Figure 1.  Graduate students Nassir Uddin and Alper Unal
examine and operate the portable on-board emissions
measurement device installed in a Toyota Camry with
manual 5 speed transmission.
 
 


Figure 2.  View of the On-Board Emissions Measurement System
installed in a Toyota Camry, with the engine data link shown in
the lower left corner of the photo.


Figure 3.  View of the tailpipe exhaust probe.
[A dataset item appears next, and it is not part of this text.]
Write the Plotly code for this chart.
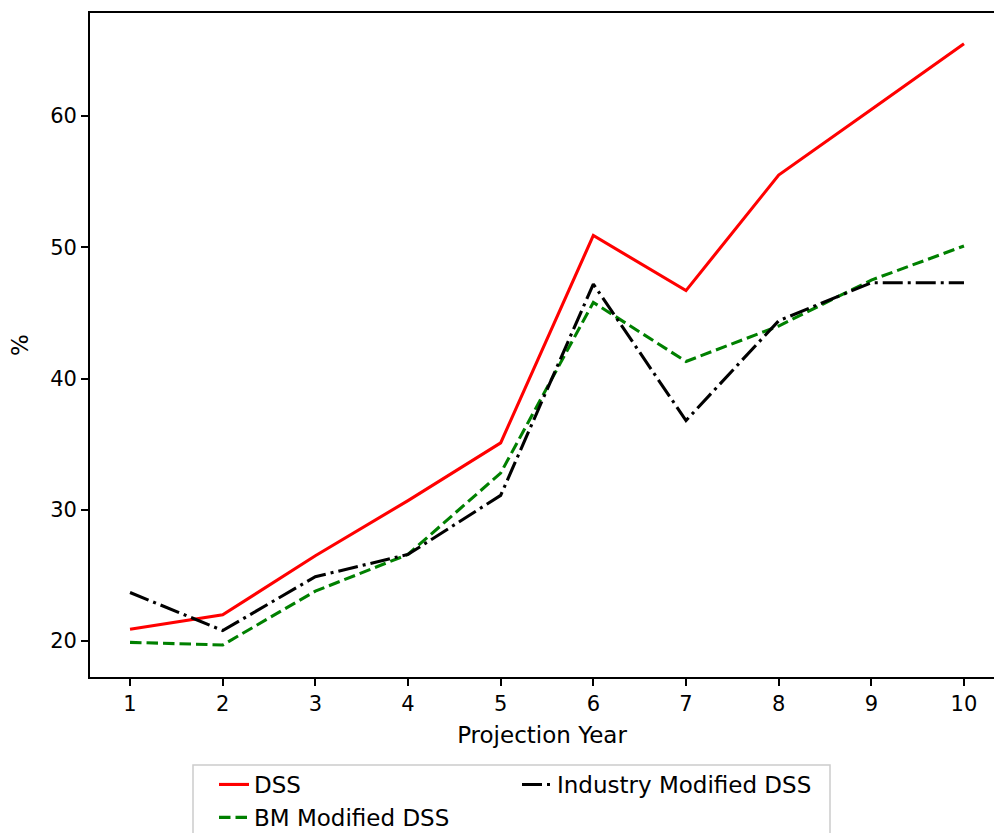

Figure 4.  The On-Board Emissions Measurement system draws
power from a cigarette ligher or other power outlet, as shown
here.


Figure 5.  A view of a fully instrumented car.  All that is apparent
from the exterior is the sampling hose and the information sign.
The sampling hose is easily secured to the car using clamps.
In this case, the hose is clamped to the license plate and radio
antenna, and is routed through the rear passenger window to
the instrument.


Figure 6.  Emission measurements are obtained during
actual driving, as shown here for a passenger van


Figure 7.  Collecting data from a passenger van
(white vehicle, center lane) while
driving on the Raleigh Beltline .

A distinguishing feature of this study is that we are focusing on collection of data under actual driving conditions.  This is in contrast to most vehicle emissions studies, which have focused on laboratory measurements under simulated driving conditions.  Our laboratory is the open road, and we collect data out in the real world.  We face the same traffic conditions as everyone else, including variations in traffic congestion, the effect of construction sites and delays due to accidents, variation in weather conditions (e.g., extreme heat of a very hot dry summer here in North Carolina), etc.